David Woodburn, ein Englischlehrer aus Neuseeland, der in Moskau lebt, bestätigt Wachsteins Aussage und meint, dass die Russen so daran gewöhnt wären, vom Gegenüber eine Zigarette zu bekommen, dass sie schockiert sind, wenn sie es nicht tun.
„Ich denke, dass gilt hier als allgemein höfliches Verhalten“, sagt er. „Ich habe immer mit ‚nein‘ geantwortet, als mich jemand um eine Zigarette gebeten hat, doch das schien die Leute zu beleidigen, sodass sie begannen, nach einer Erklärung für mein Verhalten zu fragen. Man braucht also eine plausible Ausrede, wie ‚tut mir leid, ich rauche nicht‘, wenn man seine Zigaretten nicht teilen möchte. Die beste Antwort, die man geben kann, ist ‚tut mir leid, ich habe nur noch eine‘, weil einem niemand die letzte Zigarette wegnehmen möchte.“
Der offensichtlichste Grund für die Bereitschaft der Russen, ein paar von ihren Zigaretten abzugeben, ist die Tatsache, dass Zigaretten in Russland relativ günstig sind. Obwohl die Preise durch das „Anti-Raucher-Gesetz“ seit dem Jahr 2013 stetig steigen, kostet eine Zigarettenpackung weiterhin nur 90 Rubel, also etwa 1,30 Euro. Vergleicht man diese Summe mit den knapp sieben Euro, die eine Schachtel in Frankreich kostet oder mit zehn beziehungsweise elf Euro, die man in Großbritannien oder New York dafür bezahlt, lässt sich leicht nachvollziehen, warum sich Ausländer weniger großzügig verhalten.
Für Daniel Chalyan war es ein kleiner Kulturschock, als er bei seiner Auslandsreise über den Preis von Zigaretten nachdenken musste.

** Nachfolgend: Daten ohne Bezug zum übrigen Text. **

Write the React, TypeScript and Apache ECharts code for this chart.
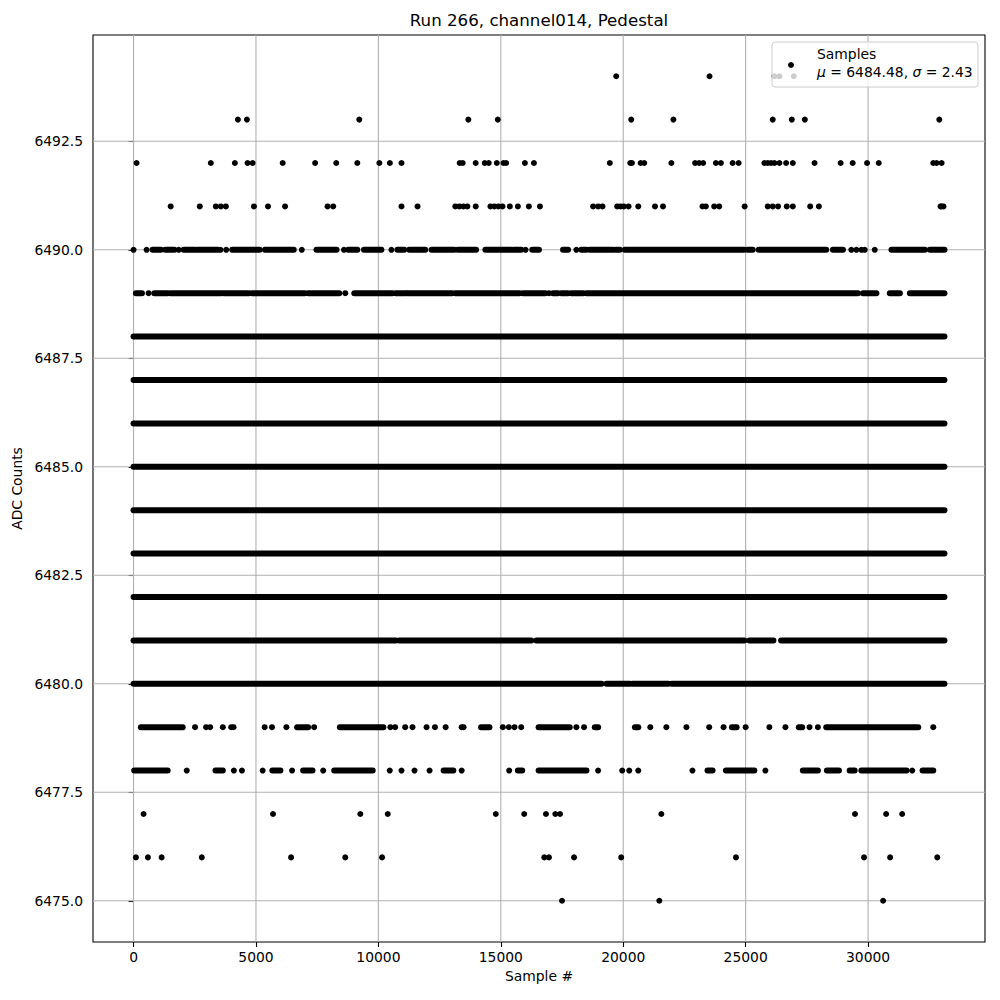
import React, { useEffect, useRef } from "react";
import * as echarts from "echarts";

// ---- Chart text ----
const runNumber = 266;
const channelName = "channel014";
const plotKind = "Pedestal";
const seriesName = "Samples";
const meanAdc = 6484.48;
const sigmaAdc = 2.43;

// ---- Axes ----
const xTicks = [0, 5000, 10000, 15000, 20000, 25000, 30000];
const yTicks = [6475, 6477.5, 6480, 6482.5, 6485, 6487.5, 6490, 6492.5];
const xRange = [-1656, 34776];
const yRange = [6474.05, 6494.95];

// ---- Isolated samples (Sample #) at each ADC level ----
const dots6494 = [19713, 23525, 26175, 26380, 26967];
const dots6493 = [4262, 4631, 9220, 13675, 14877, 20327, 22049, 26106, 26885, 27418, 32909];
const dots6492 = [123, 3155, 4139, 4658, 4863, 6092, 7417, 8278, 9139, 10040, 10470, 10943, 13320, 13443, 13975, 14344, 14508, 14836, 15109, 15218, 15983, 16352, 19453, 20286, 20355, 20710, 20860, 21967, 22937, 23101, 23265, 23784, 23989, 24467, 24713, 25765, 25902, 26038, 26175, 26380, 26653, 26926, 27814, 28879, 29371, 29959, 30437, 32663, 32800, 33005];
const dots6491 = [1516, 2705, 3360, 3565, 3770, 4918, 5491, 6188, 7923, 8155, 10943, 11599, 13142, 13306, 13470, 13634, 13975, 14577, 14740, 14904, 15068, 15369, 15697, 16147, 16598, 18770, 18975, 19153, 19754, 19890, 20027, 20218, 20614, 21297, 21625, 23238, 23374, 23716, 23921, 24959, 25902, 26106, 26325, 26680, 26926, 27636, 27991, 32960, 33005, 33080];
const dots6490 = [0, 533, 1844, 3552, 3784, 6871, 8592, 10533, 16011, 18087, 29317, 29522, 29727, 29863, 30273];
const dots6489 = [615, 8647, 16967];
const dots6479 = [2513, 2964, 3128, 3647, 3989, 4084, 5355, 5655, 6243, 7377, 10490, 10684, 11094, 11394, 11967, 12309, 12746, 13400, 13480, 15082, 15328, 15560, 15833, 18087, 18401, 21106, 21762, 22582, 23511, 24098, 25000, 25970, 26625, 27609, 27951, 32663];
const dots6478 = [2172, 4098, 4426, 5273, 6475, 7745, 10465, 10943, 11476, 12090, 13402, 15342, 18975, 19959, 20246, 20614, 22828, 25806, 31803];
const dots6477 = [410, 5696, 9261, 10382, 14795, 15956, 16844, 17227, 17418, 21557, 29467, 30737, 31393];
const dots6476 = [96, 587, 1147, 2787, 6434, 8647, 10150, 16776, 16967, 17991, 19918, 24604, 29836, 30901, 32827];
const dots6475 = [17500, 21475, 30614];

// ---- Runs of overlapping samples [first Sample #, last Sample #] at each ADC level ----
const runs6490 = [[779, 1120], [1298, 1667], [2049, 2527], [2623, 3442], [4030, 5150], [5368, 6543], [7472, 8292], [8770, 9139], [9412, 10122], [10779, 11052], [11257, 11913], [12172, 13101], [13238, 13989], [14372, 15424], [15519, 15833], [16284, 16557], [17541, 17746], [18292, 18497], [18634, 19590], [19699, 19863], [20068, 24945], [25082, 25287], [25533, 28292], [28565, 28975], [30956, 32322], [32527, 33120]];
const runs6489 = [[96, 342], [847, 1393], [1503, 3579], [3675, 4713], [4836, 6994], [7131, 8401], [9016, 10574], [10711, 11121], [11189, 13006], [13142, 15765], [15902, 16817], [17131, 17336], [17473, 17746], [17882, 18361], [18497, 29590], [29795, 30341], [30888, 31298], [31707, 33120]];
const runs6488 = [[0, 33120]];
const runs6487 = [[0, 33120]];
const runs6486 = [[0, 33120]];
const runs6485 = [[0, 33120]];
const runs6484 = [[0, 33120]];
const runs6483 = [[0, 33120]];
const runs6482 = [[0, 33120]];
const runs6481 = [[0, 10711], [10847, 16243], [16448, 24740], [24809, 24945], [25150, 26134], [26448, 33120]];
const runs6480 = [[0, 19112], [19317, 20273], [20382, 21843], [21980, 33120]];
const runs6479 = [[300, 2008], [6680, 7131], [8428, 10204], [14194, 14536], [16544, 17814], [18839, 18975], [20478, 20614], [24440, 24631], [27172, 27309], [28292, 32049]];
const runs6478 = [[27, 1393], [3347, 3647], [5669, 5997], [6926, 7308], [8196, 9767], [12664, 13060], [15697, 15874], [16544, 18497], [23443, 23648], [24194, 25355], [27336, 27951], [28319, 28811], [29248, 29453], [29726, 31571], [32226, 32663]];

const dotLevels: [number, number[]][] = [
  [6494, dots6494], [6493, dots6493], [6492, dots6492], [6491, dots6491],
  [6490, dots6490], [6489, dots6489], [6479, dots6479], [6478, dots6478],
  [6477, dots6477], [6476, dots6476], [6475, dots6475],
];
const runLevels: [number, number[][]][] = [
  [6490, runs6490], [6489, runs6489], [6488, runs6488], [6487, runs6487],
  [6486, runs6486], [6485, runs6485], [6484, runs6484], [6483, runs6483],
  [6482, runs6482], [6481, runs6481], [6480, runs6480], [6479, runs6479],
  [6478, runs6478],
];

const FONT = "DejaVu Sans";
const FS = 13.89;
const MARK = 6;

export default function App() {
  const ref = useRef<HTMLDivElement>(null);

  useEffect(() => {
    if (!ref.current) return;
    const chart = echarts.init(ref.current, null, { renderer: "svg" });

    const dotData: number[][] = [];
    dotLevels.forEach(([lvl, xs]) => xs.forEach((x) => dotData.push([x, lvl])));
    const runData: number[][] = [];
    runLevels.forEach(([lvl, rs]) => rs.forEach(([a, b]) => runData.push([a, b, lvl])));

    const option: any = {
      animation: false,
      backgroundColor: "#ffffff",
      textStyle: { fontFamily: FONT },
      title: {
        text: `Run ${runNumber}, ${channelName}, ${plotKind}`,
        left: 539,
        top: 12,
        padding: 0,
        textAlign: "center",
        textStyle: { fontFamily: FONT, fontSize: 16.67, fontWeight: "normal", color: "#000" },
      },
      grid: {
        left: 93,
        right: 15,
        top: 35,
        bottom: 58,
        show: true,
        borderColor: "#000",
        borderWidth: 1.1,
        backgroundColor: "transparent",
      },
      xAxis: {
        type: "value",
        min: xRange[0],
        max: xRange[1],
        name: "Sample #",
        nameLocation: "middle",
        nameGap: 25,
        nameTextStyle: { fontFamily: FONT, fontSize: FS, color: "#000" },
        axisLine: { show: false },
        splitLine: { show: false },
        axisTick: { show: true, customValues: xTicks, length: 5, lineStyle: { color: "#000", width: 1.1 } },
        axisLabel: {
          customValues: xTicks,
          margin: 8,
          fontFamily: FONT,
          fontSize: FS,
          color: "#000",
          formatter: (v: number) => String(v),
        },
      },
      yAxis: {
        type: "value",
        min: yRange[0],
        max: yRange[1],
        name: "ADC Counts",
        nameLocation: "middle",
        nameGap: 60,
        nameTextStyle: { fontFamily: FONT, fontSize: FS, color: "#000" },
        axisLine: { show: false },
        splitLine: { show: false },
        axisTick: { show: true, customValues: yTicks, length: 5, lineStyle: { color: "#000", width: 1.1 } },
        axisLabel: {
          customValues: yTicks,
          margin: 10,
          fontFamily: FONT,
          fontSize: FS,
          color: "#000",
          formatter: (v: number) => v.toFixed(1),
        },
      },
      series: [
        {
          name: "xgrid",
          type: "custom",
          silent: true,
          z: 1,
          encode: { x: 0, y: [1, 2] },
          data: xTicks.map((v) => [v, yRange[0], yRange[1]]),
          renderItem: (_p: any, api: any) => {
            const a = api.coord([api.value(0), api.value(1)]);
            const b = api.coord([api.value(0), api.value(2)]);
            return {
              type: "line",
              shape: { x1: a[0], y1: a[1], x2: b[0], y2: b[1] },
              style: { stroke: "#b0b0b0", lineWidth: 1.1 },
            };
          },
        },
        {
          name: "ygrid",
          type: "custom",
          silent: true,
          z: 1,
          encode: { x: [0, 1], y: 2 },
          data: yTicks.map((v) => [xRange[0], xRange[1], v]),
          renderItem: (_p: any, api: any) => {
            const a = api.coord([api.value(0), api.value(2)]);
            const b = api.coord([api.value(1), api.value(2)]);
            return {
              type: "line",
              shape: { x1: a[0], y1: a[1], x2: b[0], y2: b[1] },
              style: { stroke: "#b0b0b0", lineWidth: 1.1 },
            };
          },
        },
        {
          name: "SampleRuns",
          type: "custom",
          silent: true,
          z: 2,
          encode: { x: [0, 1], y: 2 },
          data: runData,
          renderItem: (_p: any, api: any) => {
            const y = api.value(2);
            const a = api.coord([api.value(0), y]);
            const b = api.coord([api.value(1), y]);
            return {
              type: "line",
              shape: { x1: a[0], y1: a[1], x2: b[0], y2: b[1] },
              style: { stroke: "#000", lineWidth: MARK, lineCap: "round", opacity: 1 },
            };
          },
        },
        {
          name: seriesName,
          type: "scatter",
          silent: true,
          z: 3,
          symbol: "circle",
          symbolSize: MARK,
          itemStyle: { color: "#000", opacity: 1 },
          data: dotData,
        },
      ],
      graphic: [
        {
          type: "rect",
          z: 100,
          silent: true,
          shape: { x: 772, y: 42, width: 206, height: 45, r: 3 },
          style: { fill: "rgba(255,255,255,0.8)", stroke: "#cccccc", lineWidth: 1 },
        },
        {
          type: "circle",
          z: 101,
          silent: true,
          shape: { cx: 791, cy: 65, r: MARK / 2 },
          style: { fill: "#000" },
        },
        {
          type: "text",
          z: 101,
          silent: true,
          x: 817,
          y: 54,
          style: {
            text: seriesName,
            font: `${FS}px "${FONT}"`,
            fill: "#000",
            verticalAlign: "middle",
          },
        },
        {
          type: "text",
          z: 101,
          silent: true,
          x: 817,
          y: 72,
          style: {
            text: `{i|μ} = ${meanAdc.toFixed(2)}, {i|σ} = ${sigmaAdc.toFixed(2)}`,
            font: `${FS}px "${FONT}"`,
            fill: "#000",
            verticalAlign: "middle",
            rich: {
              i: { fontStyle: "italic", fontFamily: FONT, fontSize: FS, fill: "#000" },
            },
          },
        },
      ],
    };

    chart.setOption(option);
    return () => chart.dispose();
  }, []);

  return (
    <div
      ref={ref}
      style={{ position: "absolute", left: 0, top: 0, width: 1000, height: 1000 }}
    />
  );
}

„Als ich nach England kam, fragte mich ein Mädchen, ob sie von mir eine Zigarette kaufen könnte“, sagt er. „Ich fragte sie, warum sie mir Geld dafür anbieten würde, und sie antwortete in ihrer typisch britischen Art, dass das in Großbritannien als gutes Benehmen gelten würde.“
Ebenso sollte erwähnt werden, dass die Verbreitung und der Einfluss der Raucherkultur den Grundstein für die sorglose und großzügige Einstellung der Russen gegenüber dem Teilen von Zigaretten gelegt haben. Nicht umsonst nahm Russland im Jahr 2016 den neunten Platz des Pro-Kopf-Tabakkonsums in der Welt ein. Es ist deshalb nicht weiter verwunderlich, dass man ständig „um eine Zigarette angeschossen“ wird.
Auch wenn seit dem verabschiedeten Anti-Raucher-Gesetz alle öffentlichen Plätze in Russland als rauchfreie Zonen gelten, ist das Rauchen auf der Straße immer noch üblich und die Wahrscheinlichkeit hoch, dass man auf jemanden trifft, der seine Zigaretten mit einem teilt, wenn man eine braucht.

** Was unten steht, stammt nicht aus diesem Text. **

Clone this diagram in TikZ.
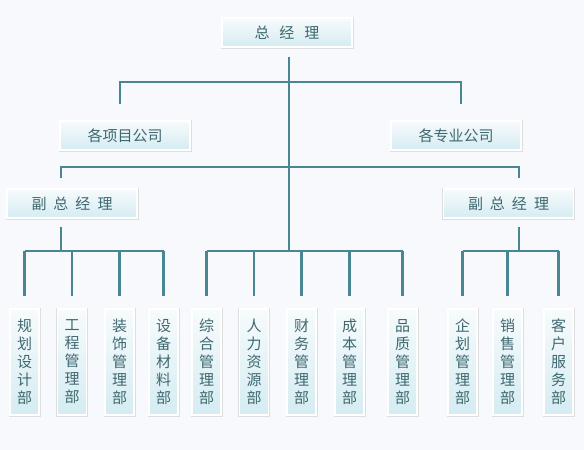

In den Vereinigten Staaten hingegen ist, sehr zur Überraschung eines russischen Bloggers (rus), das Gegenteil der Fall: „Es gibt in Los Angeles zwar Leute auf der Straße, die rauchen, aber es ist ein seltener Anblick. Lediglich ab und an trifft man auf jemanden, der sich mit einer Zigarette auf einem verlassenen Bürgersteig unter einem Baum versteckt...“.
Auch wenn die meisten Russen gerne teilen, sollte man es nicht übertreiben – mit den steigenden Tabakpreisen in Russland scheint es nicht jedem bewusst zu sein, wenn sie die Großzügigkeit eines Fremden strapazieren.

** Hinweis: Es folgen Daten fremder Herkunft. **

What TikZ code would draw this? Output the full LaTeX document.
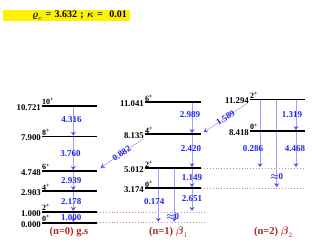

In einem russischen Forum konnte man beispielsweise den Post eines verwirrten Rauchers lesen, der sich über einen gierigen Kollegen beschwerte: „Ich bin an sich kein geiziger Mensch, aber er hat nie eigene Zigaretten dabei und raucht jeden Tag ein Drittel meiner Packung.“
„Es ist ganz einfach: Gib ihm keine Zigaretten mehr“, lautete die Antwort darauf. „Wenn du ein Drittel meiner Packung rauchen würdest, hätte ich auch die Nase voll von dir und würde dir sagen, dass du dir deine eigenen Zigaretten kaufen sollst…“.
Man sollte also, ob als Ausländer oder Russe, einfach seine Grenzen kennen.
(Oder einfach gar nicht rauchen und seine Mutter stolz machen.)